Jessica Stratton and Andrew Harvey in St. Ambrose University's Fortinbras was the most thoroughly entertaining theatrical production I've yet seen in 2007. And while, if you missed the show during its one-weekend, three-performance run, I have no interest in rubbing your noses in that fact, I feel the need to write about the experience because I hope that soon (a) you see Fortinbras and (b) you see this production's actors.

Lee Blessing's metaphysical farce opens at Hamlet's climax, when the dying Dane (played here by Andrew Harvey) declares that Fortinbras assume the throne after his passing. Moments after Hamlet's death, the decidedly American Fortinbras (Jacob Kendall) walks in and - with gung-ho spirit - begins running the joint, arguing that the citizenry will never buy the truth behind Hamlet's climactic massacres. He arranges to have the deaths blamed on a Polish spy, instead, and soon thereafter, is conquering nations (with their approval), amassing enemies, and being visited by the ghosts of Hamlet's deceased.

Amazingly, Blessing's script is even more enjoyable than that synopsis suggests. Fortinbras is both a funny, shrewdly parodistic sequel to Hamlet and a wickedly sharp political satire, one that, astonishingly, has become even sharper since its 1991 debut. In this production, there were more eerie similarities between Fortinbras and George W. than you could count - in one scene, Fortinbras costume designer Ellen Dixon had the title character dressed in a camouflage robe that'd be perfect for a "Mission Accomplished" pajama party - which lent the show unexpected freshness; Blessing has always been witty, but who knew he was prescient?

Given such rich comedic material, director Michael Kennedy guided his actors to superb performances. I'm not sure I can adequately describe just how funny Kendall was here. At first, his laid-back nonchalance seemed almost too light for the material, but it wasn't long before I realized how smart this portrayal actually was; Fortinbras' unintentionally destructive doings only work if the performer plays the role with utter guilelessness, which Kendall did with relaxed, inspiring authority. The actor's line readings were endlessly surprising because they were real; Kendall's clueless egocentrism was a source of constant delight, and his character's eventual unraveling high-comedy heaven.

The actor was by no means a one-man-show. As Horatio, Seth Kaltwasser proved (as he was in The Threepenny Opera) unusually adept at finding exactly the right balance between character and caricature; the actor never showboated, yet always kept you aware of his focused, subversive talents. Sean Tweedale, whose Osric performed most of his scenes opposite Kaltwasser's Horatio, reined in his excitable energy and was a figure of pure comic confidence. (On Friday night, Tweedale - deservedly - received the show's biggest laugh: After Fortinbras commits a dastardly injustice against Osric and asks if he's forgiven, Tweedale, incredulously, said, "No," and waited just a split-second before giving Fortinbras the finger.) Drew Parks' and Joe Feldman's shtick as Marcellus and Barnardo found them not only speaking in exactly the same rhythm, but with exactly the same timbre; the audience was thrilled to see them emerge as Fortinbras' romantic heroes.
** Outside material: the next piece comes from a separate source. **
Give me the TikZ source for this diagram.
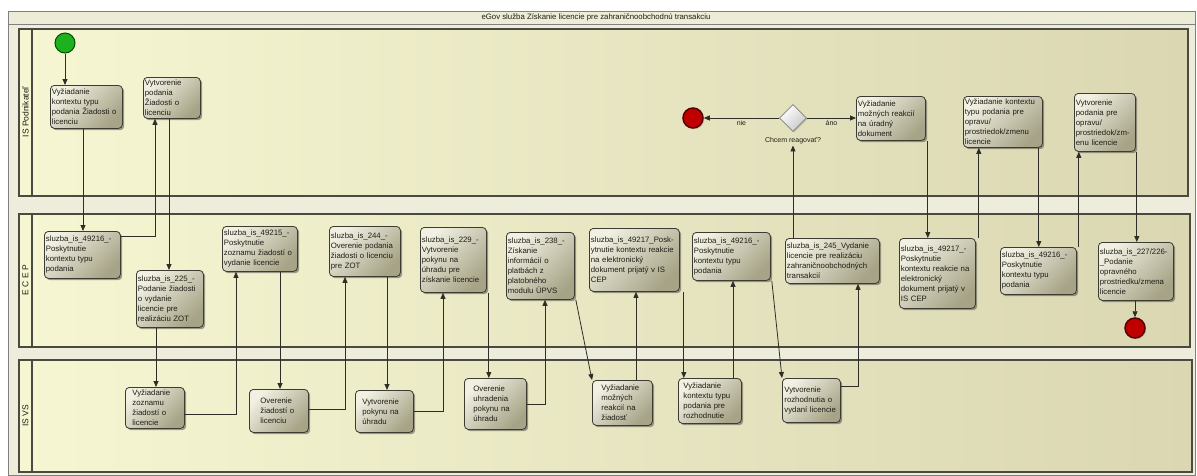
\documentclass[tikz,border=0pt]{standalone}
\usepackage{fontspec}
\setmainfont{Liberation Sans}
\usetikzlibrary{shapes.geometric,shadows,arrows.meta,calc}
\definecolor{laneL}{HTML}{F6F6D2}
\definecolor{laneR}{HTML}{DAD7B2}
\definecolor{outerbg}{HTML}{EEEDDB}
\definecolor{titlebg}{HTML}{EDECD6}
\definecolor{boxL}{HTML}{F1F0E2}
\definecolor{boxR}{HTML}{A6A386}
\definecolor{boxbd}{HTML}{3C3C32}
\definecolor{linec}{HTML}{2E2E26}
\definecolor{lanebd}{HTML}{4A4A40}
\definecolor{txtc}{HTML}{1E1E16}
\definecolor{startg}{HTML}{1DB11D}
\definecolor{endr}{HTML}{C00000}
\newcommand{\actbox}[7][1.5]{%
  \pgfmathsetmacro{\abtw}{#5-#3-2*#1}%
  \pgfmathsetmacro{\abh}{#6-#4}%
  \node[act, anchor=north west, inner xsep=#1pt, text width=\abtw pt, minimum height=\abh pt] (#2) at (#3,#4) {#7};}
\begin{document}
\begin{tikzpicture}[x=1pt,y=-1pt,
  act/.style={rectangle, rounded corners=4pt, draw=boxbd, line width=0.8pt,
    top color=boxL, bottom color=boxR, shading angle=45,
    drop shadow={shadow xshift=1.8pt, shadow yshift=-1.8pt, opacity=0.5, fill=black!75},
    align=left, inner ysep=2pt, font=\fontsize{7.8}{10}\selectfont, text=txtc},
  arr/.style={draw=linec, line width=0.8pt, -{Triangle[length=6pt,width=5pt]}},
  lanebox/.style={draw=lanebd, line width=1.2pt, left color=laneL, right color=laneR},
  lanelbl/.style={rotate=90, font=\fontsize{8.5}{10}\selectfont, text=txtc},
  startev/.style={circle, minimum size=20pt, inner sep=0pt, fill=startg, draw=green!30!black, line width=1pt},
  endev/.style={circle, minimum size=20pt, inner sep=0pt, fill=endr, draw=endr!45!black, line width=1.5pt,
    drop shadow={shadow xshift=1.2pt, shadow yshift=-1.2pt, opacity=0.4}},
  gate/.style={diamond, minimum size=27pt, inner sep=0pt, draw=black!50, line width=0.8pt,
    top color=white, bottom color=black!22, shading angle=45,
    drop shadow={shadow xshift=1.2pt, shadow yshift=-1.2pt, opacity=0.35}},
  lbl/.style={font=\fontsize{7}{8}\selectfont, text=txtc, inner sep=1pt}
]
\useasboundingbox (0,0) rectangle (1197,475);
% frame
\fill[outerbg] (8,11) rectangle (1195,475);
\draw[black!50, line width=1pt, fill=titlebg] (8,11) rectangle (1195,24);
\draw[black!50, line width=1pt] (8,11) rectangle (1195,475);
\node[lbl, font=\fontsize{7.8}{9}\selectfont] (title) at (596,17.5) {eGov služba Získanie licencie pre zahraničnoobchodnú transakciu};
% lanes
\draw[lanebox] (19,29) rectangle (1188,196);
\draw[lanebd, line width=1.2pt] (32,29) -- (32,196);
\node[lanelbl] (lane1) at (25.5,112) {IS Podnikateľ};
\draw[lanebox] (19,214) rectangle (1190,347);
\draw[lanebd, line width=1.2pt] (32,214) -- (32,347);
\node[lanelbl] (lane2) at (25.5,280) {E C E P};
\draw[lanebox] (19,360) rectangle (1192,472);
\draw[lanebd, line width=1.2pt] (32,360) -- (32,472);
\node[lanelbl] (lane3) at (25.5,416) {IS VS};
% lane 1
\node[startev] (start) at (65,43) {};
\actbox{A1}{50}{85}{122}{128}{Vyžiadanie\\kontextu typu\\podania Žiadosti o\\licenciu}
\actbox{A2}{143}{77}{200}{118}{Vytvorenie\\podania\\Žiadosti o\\licenciu}
\node[endev] (end1) at (693,118) {};
\node[gate] (gw) at (793,118) {};
\node[lbl] (gwlabel) at (793,141) {Chcem reagovať?};
\actbox{A3}{856}{96}{925}{140}{Vyžiadanie\\možných reakcií\\na úradný\\dokument}
\actbox{A4}{963}{96}{1042}{147}{Vyžiadanie kontextu\\typu podania pre\\opravu/\\prostriedok/zmenu\\licencie}
\actbox{A5}{1074}{93}{1135}{151}{Vytvorenie\\podania pre\\opravu/\\prostriedok/zm-\\enu licencie}
% lane 2
\actbox{B1}{44}{231}{120}{278}{sluzba\_is\_49216\_-\\Poskytnutie\\kontextu typu\\podania}
\actbox{B2}{136}{270}{203}{327}{sluzba\_is\_225\_-\\Podanie žiadosti\\o vydanie\\licencie pre\\realizáciu ZOT}
\actbox{B3}{222}{226}{297}{271}{sluzba\_is\_49215\_-\\Poskytnutie\\zoznamu žiadostí o\\vydanie licencie}
\actbox{B4}{329}{226}{400}{276}{sluzba\_is\_244\_-\\Overenie podania\\žiadosti o licenciu\\pre ZOT}
\actbox{B5}{420}{227}{486}{292}{sluzba\_is\_229\_-\\Vytvorenie\\pokynu na\\úhradu pre\\získanie licencie}
\actbox{B6}{506}{232}{574}{299}{sluzba\_is\_238\_-\\Získanie\\informácií o\\platbách z\\platobného\\modulu ÚPVS}
\actbox{B7}{589}{228}{679}{291}{sluzba\_is\_49217\_Posk-\\ytnutie kontextu reakcie\\na elektronický\\dokument prijatý v IS\\CEP}
\actbox{B8}{692}{232}{770}{280}{sluzba\_is\_49216\_-\\Poskytnutie\\kontextu typu\\podania}
\actbox{B9}{785}{238}{879}{283}{sluzba\_is\_245\_Vydanie\\licencie pre realizáciu\\zahraničnoobchodných\\transakcií}
\actbox{B10}{899}{238}{975}{308}{sluzba\_is\_49217\_-\\Poskytnutie\\kontextu reakcie na\\elektronický\\dokument prijatý v\\IS CEP}
\actbox{B11}{1000}{247}{1076}{294}{sluzba\_is\_49216\_-\\Poskytnutie\\kontextu typu\\podania}
\actbox{B12}{1098}{242}{1173}{300}{sluzba\_is\_227/226-\\\_Podanie\\opravného\\prostriedku/zmena\\licencie}
\node[endev] (end2) at (1135,328) {};
% lane 3
\actbox[7]{C1}{125}{387}{184}{428}{Vyžiadanie\\zoznamu\\žiadostí o\\licencie}
\actbox[11]{C2}{249}{389}{308}{432}{Overenie\\žiadostí o\\licenciu}
\actbox[7]{C3}{355}{390}{413}{432}{Vytvorenie\\pokynu na\\úhradu}
\actbox[9]{C4}{464}{378}{526}{429}{Overenie\\uhradenia\\pokynu na\\úhradu}
\actbox[9]{C5}{592}{380}{652}{425}{Vyžiadanie\\možných\\reakcií na\\žiadosť}
\actbox[5]{C6}{678}{378}{741}{423}{Vyžiadanie\\kontextu typu\\podania pre\\rozhodnutie}
\actbox[2]{C7}{782}{378}{840}{422}{Vytvorenie\\rozhodnutia o\\vydaní licencie}
% connectors
\draw[arr] (start) -- (start |- A1.north);
\draw[arr] ([xshift=33pt]A1.south west) -- ([xshift=33pt]A1.south west |- B1.north);
\draw[arr] ([yshift=-5pt]B1.north east) -| ([xshift=12pt]A2.south west);
\draw[arr] ([xshift=26pt]A2.south west) -- ([xshift=26pt]A2.south west |- B2.north);
\draw[arr] ([xshift=20pt]B2.south west) -- ([xshift=20pt]B2.south west |- C1.north);
\draw[arr] ([yshift=-6pt]C1.east) -| ([xshift=14pt]B3.south west);
\draw[arr] ([xshift=58pt]B3.south west) -- ([xshift=58pt]B3.south west |- C2.north);
\draw[arr] ([yshift=2pt]C2.east) -| ([xshift=16pt]B4.south west);
\draw[arr] ([xshift=58pt]B4.south west) -- ([xshift=58pt]B4.south west |- C3.north);
\draw[arr] (C3.east) -| ([xshift=23pt]B5.south west);
\draw[arr] ([xshift=2pt]B5.south east) -- ([xshift=2pt]B5.south east |- C4.north);
\draw[arr] (C4.east) -| ([xshift=39pt]B6.south west);
\draw[arr] ([xshift=1pt]B6.south east) -- (C5.north west);
\draw[arr] ([xshift=44pt]C5.north west) -- ([xshift=44pt]C5.north west |- B7.south);
\draw[arr] ([xshift=4pt]B7.south east) -- ([xshift=4pt]B7.south east |- C6.north);
\draw[arr] ([xshift=55pt]C6.north west) -- ([xshift=55pt]C6.north west |- B8.south);
\draw[arr] ([xshift=1pt]B8.south east) -- (C7.north west);
\draw[arr] ([yshift=-8pt]C7.north east) -| ([xshift=73pt]B9.south west);
\draw[arr] (gw |- B9.north) -- (gw |- gwlabel.south);
\draw[arr] (gw.west) -- (end1.east) node[lbl, midway, below=1pt] (nie) {nie};
\draw[arr] (gw.east) -- (gw.east -| A3.west) node[lbl, midway, below=1pt] (ano) {áno};
\draw[arr] ([xshift=2pt]A3.south east) -- ([xshift=2pt]A3.south east |- B10.north);
\draw[arr] ([xshift=3pt]B10.north east) -- ([xshift=3pt]B10.north east |- A4.south);
\draw[arr] ([xshift=-4pt]A4.south east) -- ([xshift=-4pt]A4.south east |- B11.north);
\draw[arr] ([xshift=2pt]B11.north east) -- ([xshift=2pt]B11.north east |- A5.south);
\draw[arr] ([xshift=1pt]A5.south east) -- ([xshift=1pt]A5.south east |- B12.north);
\draw[arr] (end2 |- B12.south) -- (end2);
\end{tikzpicture}
\end{document}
And then there were the performers playing the dead. To be honest, when Harvey opened the show with Hamlet's final soliloquy, I was a bit bummed, because the actor (devastatingly subtle and committed in A Lie of the Mind) was so thoroughly, passionately in character that it made me want to see him in a legitimate production of Hamlet. By the time Hamlet's spirit was soliloquizing from the interior of a TV, though - having been caught (in a great visual effect) in electronic purgatory - I was more than happy for the ironic, comically fearless Harvey to take over.

Matt Mercer earned huge laughs for his speech-impaired Polonius - mortifyingly afraid of giving bad advice, the man can barely talk - and Dan Hernandez and Marianna Caldwell were unfailingly funny (and robustly sexual) as the ghosts of Claudius and Gertrude, so verbally and physically hot for one another that their every badinage should've come wrapped in latex.

All throughout, there were wonderfully unexpected delights: the Law & Order "DUN-dun!"s during scene changes; the business involving a sack that conceivably contained a human head; Osric's legs, dangling from overhead after the character's execution; the pop songs employed as hilarious scene-change filler. I'm not sure that I stopped smiling once during the entirety of the production's speedy 110 minutes.

I'm pretty sure that my second-biggest smile of the night came during Fortinbras' final, contemplative tableaux, because the moment was such a wonderful homage to Rosencrantz & Guildenstern Are Dead - the moment seemed like the ultimate in-joke, as St. Ambrose performed that show (and with Harvey as one of its principals) less than two years ago.

But my biggest smile came during the curtain call, with the cast energetically bowing and dancing to (appropriately enough) "Ghostbusters." In my head, I was dancing right along with them.